For investors seeking momentum, Schwab Intermediate-Term U.S. Treasury ETF (SCHR - Free Report) is probably on radar now. The fund just hit a 52-week high and is up nearly 6.4% from its 52-week low price of $51.31/share.
But are more gains in store for this ETF? Let’s take a quick look at the fund and the near-term outlook on it to get a better idea on where it might be headed:
SCHR in Focus
The underlying Bloomberg Barclays U.S. 3-10 Year Treasury Bond Index includes all publicly issued U.S. Treasury securities that have a remaining maturity of greater than or equal to three years and less than 10 years, are rated investment grade, and $250 million or more of outstanding face value.
The weighted average maturity of the fund is 5.6 years and the effective duration is 5.2 years. The fund charges 6 bps in fees and yields 2.23% annually (see: all the Government Bond ETFs here).
Why the Move?
The bond markets are having a great time thanks to a dovish Fed and rising U.S.-China trade tensions, which have triggered a flight to safety. Short-term bonds are yielding more than the intermediate and benchmark 10-year U.S. treasuries.

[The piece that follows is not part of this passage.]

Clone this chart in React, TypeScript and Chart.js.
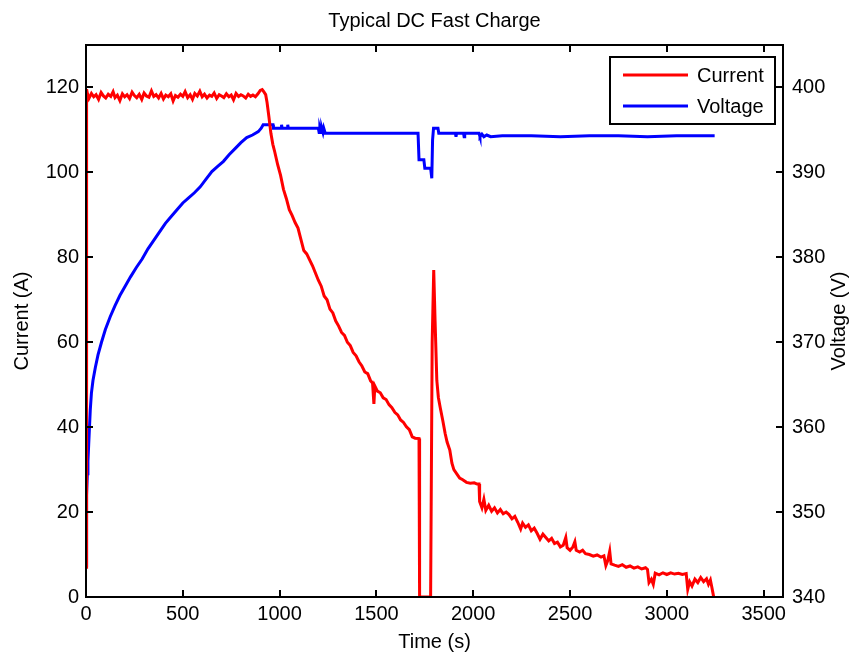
import { useEffect, useRef } from 'react';
import { Chart, registerables } from 'chart.js';

Chart.register(...registerables);

const FONT = '"Liberation Sans", Arial, Helvetica, sans-serif';
const TITLE = 'Typical DC Fast Charge';
const X_LABEL = 'Time (s)';
const Y_LABEL = 'Current (A)';
const Y1_LABEL = 'Voltage (V)';
const SERIES_NAMES = ['Current', 'Voltage'];
const SERIES_COLORS = ['#ff0000', '#0000ff'];

const X_TICKS = [0, 500, 1000, 1500, 2000, 2500, 3000, 3500];
const CURRENT_TICKS = [0, 20, 40, 60, 80, 100, 120];
const VOLTAGE_TICKS = [340, 350, 360, 370, 380, 390, 400];

// [time (s), current (A)]
const currentReadings: [number, number][] = [
  [0, 7], [3, 119.6], [8, 118.4], [15, 117.4], [28, 118.6], [40, 117.8], [52, 118.3], [65, 117.2],
  [78, 118.8], [90, 118.0], [102, 117.5], [115, 118.4], [128, 117.9], [140, 119.0], [150, 117.6],
  [162, 118.2], [175, 116.9], [188, 118.5], [200, 117.8], [212, 118.3], [225, 117.4], [238, 118.9],
  [250, 118.1], [262, 117.6], [275, 118.4], [288, 117.2], [300, 118.7], [312, 118.0], [325, 117.7],
  [338, 119.2], [350, 117.9], [362, 118.3], [375, 117.5], [388, 118.6], [400, 117.3], [412, 118.2],
  [425, 117.8], [438, 118.5], [450, 116.8], [462, 118.1], [475, 117.7], [488, 118.4], [500, 117.9],
  [512, 119.0], [525, 117.6], [538, 118.3], [550, 117.2], [562, 118.6], [575, 118.0], [588, 119.1],
  [600, 117.8], [612, 118.4], [625, 117.5], [638, 118.2], [650, 117.9], [662, 118.7], [675, 117.4],
  [688, 118.3], [700, 118.0], [712, 117.6], [725, 118.5], [738, 117.8], [750, 118.2], [762, 117.1],
  [775, 118.6], [788, 117.9], [800, 118.3], [812, 118.0], [825, 117.5], [838, 118.4], [850, 117.9],
  [862, 118.2], [875, 117.8], [888, 118.5], [900, 119.3], [910, 119.5], [918, 119.0], [928, 118.3],
  [935, 116.5], [945, 113.0], [955, 109.2], [965, 106.6], [975, 104.8], [990, 101.8], [1005, 99.3],
  [1020, 96.0], [1035, 93.8], [1050, 91.2], [1065, 89.8], [1080, 88.2], [1095, 86.9], [1110, 84.2],
  [1125, 81.6], [1140, 80.8], [1155, 79.4], [1170, 78.0], [1185, 76.3], [1200, 74.6], [1215, 73.2],
  [1230, 70.9], [1245, 70.0], [1260, 67.8], [1275, 66.9], [1290, 65.0], [1305, 63.8], [1320, 62.3],
  [1335, 61.6], [1350, 60.0], [1365, 59.2], [1380, 57.6], [1395, 56.8], [1410, 55.4], [1425, 54.4],
  [1440, 53.0], [1455, 52.6], [1470, 50.9], [1480, 50.4], [1487, 45.5], [1492, 49.7], [1505, 48.5],
  [1520, 48.1], [1535, 46.9], [1550, 46.5], [1565, 45.3], [1580, 44.6], [1595, 43.5], [1610, 42.9],
  [1625, 41.7], [1640, 41.1], [1655, 40.1], [1670, 39.4], [1685, 37.7], [1700, 37.4], [1720, 37.3],
  [1723, 0], [1780, 0], [1788, 60], [1796, 77], [1803, 65], [1812, 51], [1820, 47], [1830, 44.5],
  [1843, 41.5], [1855, 38.5], [1865, 36.5], [1879, 34.6], [1890, 31.5], [1900, 30], [1915, 29],
  [1930, 28], [1946, 27.6], [1965, 27.0], [1985, 26.8], [2005, 26.9], [2020, 26.6], [2030, 26.6],
  [2033, 22.5], [2045, 21.0], [2055, 23.0], [2065, 20.4], [2080, 21.6], [2095, 20.2], [2110, 21.0],
  [2125, 19.8], [2140, 20.6], [2155, 19.6], [2170, 20.0], [2185, 19.4], [2200, 18.4], [2215, 19.0],
  [2230, 17.6], [2245, 16.0], [2255, 17.4], [2270, 16.4], [2285, 17.0], [2300, 15.6], [2315, 16.2],
  [2330, 15.0], [2345, 13.6], [2360, 14.8], [2375, 14.0], [2390, 13.2], [2405, 13.8], [2420, 12.6],
  [2435, 12.9], [2450, 11.8], [2465, 12.2], [2478, 14.0], [2485, 11.6], [2500, 11.0], [2515, 11.8],
  [2525, 13.0], [2532, 11.0], [2550, 10.6], [2565, 11.0], [2580, 10.2], [2600, 10.0], [2620, 9.6],
  [2640, 9.9], [2660, 9.4], [2675, 9.7], [2685, 7.4], [2695, 8.6], [2705, 10.8], [2712, 7.8],
  [2730, 7.5], [2750, 7.2], [2770, 7.6], [2790, 7.0], [2810, 7.3], [2830, 6.8], [2850, 7.1],
  [2870, 6.6], [2890, 6.9], [2900, 6.5], [2908, 3.4], [2920, 4.2], [2930, 3.0], [2940, 5.6],
  [2960, 5.2], [2980, 5.7], [3000, 5.3], [3020, 5.7], [3040, 5.4], [3060, 5.6], [3080, 5.3],
  [3100, 5.5], [3108, 1.8], [3118, 3.6], [3130, 2.6], [3145, 4.2], [3160, 3.4], [3175, 4.6],
  [3190, 3.6], [3205, 4.3], [3215, 3.0], [3225, 4.0], [3232, 2.4], [3237, 1.2], [3242, 0],
];

// [time (s), voltage (V)]
const voltageReadings: [number, number][] = [
  [0, 343.7], [2, 348], [4, 352], [7, 354.5], [10, 356], [14, 358], [18, 360], [22, 362], [28, 364],
  [36, 365.5], [48, 367], [62, 368.5], [80, 370], [100, 371.5], [125, 373], [150, 374.3], [175, 375.5],
  [200, 376.5], [230, 377.7], [260, 378.8], [290, 379.8], [320, 381], [350, 382], [380, 383],
  [410, 384], [440, 384.8], [470, 385.6], [500, 386.4], [530, 387], [560, 387.6], [590, 388.3],
  [620, 389.2], [650, 390.1], [680, 390.7], [710, 391.3], [740, 392.1], [770, 392.8], [800, 393.5],
  [830, 394.1], [860, 394.4], [890, 394.8], [905, 395.2], [915, 395.6], [950, 395.6], [966, 395.6],
  [968, 395.2], [1008, 395.2], [1010, 395.6], [1013, 395.2], [1040, 395.2], [1042, 395.6],
  [1045, 395.2], [1200, 395.2], [1204, 394.7], [1208, 395.2], [1214, 394.7], [1218, 395.2],
  [1224, 394.7], [1228, 395.2], [1236, 394.6], [1715, 394.6], [1720, 391.5], [1745, 391.5],
  [1750, 390.5], [1780, 390.5], [1786, 389.3], [1790, 393.8], [1795, 395.2], [1818, 395.2],
  [1822, 394.6], [1908, 394.6], [1911, 394.2], [1914, 394.6], [1950, 394.6], [1953, 394.2],
  [1956, 394.6], [2030, 394.6], [2035, 394.2], [2045, 394.5], [2055, 394.2], [2070, 394.4],
  [2090, 394.2], [2150, 394.3], [2300, 394.3], [2450, 394.2], [2600, 394.3], [2750, 394.3],
  [2900, 394.2], [3050, 394.3], [3247, 394.3],
];

const decorPlugin = {
  id: 'decor',
  afterDraw(chart: any) {
    const { ctx, chartArea: a, scales } = chart;
    const L = Math.round(a.left), R = Math.round(a.right), T = Math.round(a.top), B = Math.round(a.bottom);
    const TL = 7;
    ctx.save();
    ctx.strokeStyle = '#000';
    ctx.lineWidth = 2;
    ctx.strokeRect(L, T, R - L, B - T);
    ctx.beginPath();
    X_TICKS.forEach((v) => {
      const px = Math.round(scales.x.getPixelForValue(v));
      ctx.moveTo(px, B); ctx.lineTo(px, B - TL);
      ctx.moveTo(px, T); ctx.lineTo(px, T + TL);
    });
    CURRENT_TICKS.forEach((v) => {
      const py = Math.round(scales.y.getPixelForValue(v));
      ctx.moveTo(L, py); ctx.lineTo(L + TL, py);
    });
    VOLTAGE_TICKS.forEach((v) => {
      const py = Math.round(scales.y1.getPixelForValue(v));
      ctx.moveTo(R, py); ctx.lineTo(R - TL, py);
    });
    ctx.stroke();

    ctx.fillStyle = '#000';
    ctx.font = `20px ${FONT}`;
    ctx.textAlign = 'center';
    ctx.textBaseline = 'middle';
    const cx = (L + R) / 2;
    const cy = (T + B) / 2;
    ctx.fillText(TITLE, cx, 21);
    ctx.fillText(X_LABEL, cx, 642);
    ctx.save();
    ctx.translate(22, cy);
    ctx.rotate(-Math.PI / 2);
    ctx.fillText(Y_LABEL, 0, 0);
    ctx.restore();
    ctx.save();
    ctx.translate(839, cy);
    ctx.rotate(-Math.PI / 2);
    ctx.fillText(Y1_LABEL, 0, 0);
    ctx.restore();

    // legend
    const bw = 165, bh = 67;
    const bx = R - 8 - bw, by = T + 12;
    ctx.fillStyle = '#fff';
    ctx.fillRect(bx, by, bw, bh);
    ctx.lineWidth = 2;
    ctx.strokeStyle = '#000';
    ctx.strokeRect(bx, by, bw, bh);
    SERIES_NAMES.forEach((name, i) => {
      const ly = by + 18 + i * 31;
      ctx.strokeStyle = SERIES_COLORS[i];
      ctx.lineWidth = 3;
      ctx.beginPath();
      ctx.moveTo(bx + 13, ly);
      ctx.lineTo(bx + 78, ly);
      ctx.stroke();
      ctx.fillStyle = '#000';
      ctx.textAlign = 'left';
      ctx.fillText(name, bx + 87, ly + 1);
    });
    ctx.restore();
  },
};

export default function App() {
  const ref = useRef<HTMLCanvasElement | null>(null);
  useEffect(() => {
    if (!ref.current) return;
    const tickFont = { family: FONT, size: 20 };
    const plain = (v: any) => String(v);
    const chart = new Chart(ref.current, {
      type: 'line',
      data: {
        datasets: [
          {
            label: SERIES_NAMES[0],
            data: currentReadings.map(([x, y]) => ({ x, y })),
            yAxisID: 'y',
            borderColor: SERIES_COLORS[0],
            borderWidth: 3,
            pointRadius: 0,
            tension: 0,
            fill: false,
          },
          {
            label: SERIES_NAMES[1],
            data: voltageReadings.map(([x, y]) => ({ x, y })),
            yAxisID: 'y1',
            borderColor: SERIES_COLORS[1],
            borderWidth: 3,
            pointRadius: 0,
            tension: 0,
            fill: false,
          },
        ],
      },
      options: {
        animation: false,
        responsive: false,
        devicePixelRatio: 1,
        layout: { padding: { top: 45, left: 0, right: 0, bottom: 0 } },
        plugins: {
          legend: { display: false },
          title: { display: false },
          tooltip: { enabled: false },
        },
        scales: {
          x: {
            type: 'linear',
            position: 'bottom',
            min: 0,
            max: 3600,
            grid: { display: false, drawTicks: false },
            border: { display: false },
            ticks: { font: tickFont, color: '#000', padding: 5, maxRotation: 0, callback: plain },
            afterBuildTicks: (s: any) => { s.ticks = X_TICKS.map((value) => ({ value })); },
            afterFit: (s: any) => { s.height = 55; },
          },
          y: {
            type: 'linear',
            position: 'left',
            min: 0,
            max: 130,
            grid: { display: false, drawTicks: false },
            border: { display: false },
            ticks: { font: tickFont, color: '#000', padding: 7, callback: plain },
            afterBuildTicks: (s: any) => { s.ticks = CURRENT_TICKS.map((value) => ({ value })); },
            afterFit: (s: any) => { s.width = 86; },
          },
          y1: {
            type: 'linear',
            position: 'right',
            min: 340,
            max: 405,
            grid: { display: false, drawTicks: false },
            border: { display: false },
            ticks: { font: tickFont, color: '#000', padding: 9, callback: plain },
            afterBuildTicks: (s: any) => { s.ticks = VOLTAGE_TICKS.map((value) => ({ value })); },
            afterFit: (s: any) => { s.width = 68; },
          },
        },
      },
      plugins: [decorPlugin],
    });
    return () => chart.destroy();
  }, []);
  return (
    <div style={{ position: 'absolute', left: 0, top: 0, width: 851, height: 652, background: '#fff' }}>
      <canvas ref={ref} width={851} height={652} />
    </div>
  );
}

As on May 31, 2019, the yield on five-year U.S. treasuries was 1.93%. way below that of the that of the one-month, two-month, three-month, six-month, one-year and two-year bonds. This clearly explains the rally in this intermediate bond fund.
More Gains Ahead?
Currently, SCHR has a Zacks ETF Rank #3 (Hold) with a Medium risk outlook. Therefore, it is hard to get a handle on its future returns one way or the other. However, the fund has a positive weighted alpha of 5.80, which hints at more gains. So, there is definitely still some promise for those who want to ride on this ETF a little longer.